Browsers are a part of the web and therefore they must be continually updated. Vendors that ship browsers hold the power to keep the web moving forwards as a platform, or to hold it back.

Status of This Document

This document has been produced by the W3C Technical Architecture Group (TAG).

The TAG approved this finding at its February 2017 face to face meeting. Please send comments on this finding to the publicly archived TAG mailing list (archive).

1. Interoperable evolution

The web ecosystem enjoys a high level of interoperability, despite intense competition between browser vendors. Interoperability allows web developers to build experiences that are portable across devices and operating systems at a scale unique in the history of computing. Code written once can render in every browser.

Interoperability helps the web progress — innovation propagates between browsers though competition and standards. Browsers that are slow to update can inhibit the web’s evolution. The web has suffered periods of stagnation, impeding progress for users and developers.

Today, the web ecosystem is developing rapidly. Rapid, automatic software updates, vendor co-operation, standardization, and competition are essential to a healthy web. They have allowed:

2. Subsetting slows evolution

Some products support only a limited subset of the web platform. Vendors create these subsetted web runtimes for a number of reasons:

  1. Intentionally: to simplify their implementation, reduce resource requirements or meet environmental constraints (e.g., some browsers in TVs).

  2. Unintentionally: by shipping a relatively complete implementation but failing to update it as the web evolves (e.g., browsers from the pre-auto-update era or browsers on old operating systems not supported by the current version of the browser).

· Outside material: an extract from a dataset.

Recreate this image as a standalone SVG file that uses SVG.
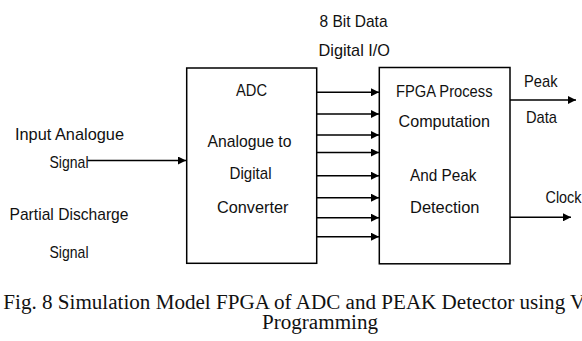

Web developers have a natural instinct to build content for the broadest possible audience. These subsetted browsers may require them to build separate content. They may also delay adoption of newer features across the web.

Subsets and legacy browsers can hold the lowest common denominator down, preventing the spread of platform-wide progress. This risk is magnified by use; more instances of subsetted browsers lead to a more heterogeneous web. Runtimes which are not general-purpose browsers or do not see much use pose less risk.

3. Browsers are part of the web and must be continually updated

Vendors must decide whether their products can browse the public web. Products that can load arbitrary content are “browsers”. Browsers must be regularly updated, especially to fix security and interoperability bugs — ideally with an automatic, secure update mechanism.

This responsibility does not limit vendors' freedom to use elements of web technologies or browser-derived runtimes to create closed systems (e.g. digital signage platforms or intranet-specific environments) that do not access the public web.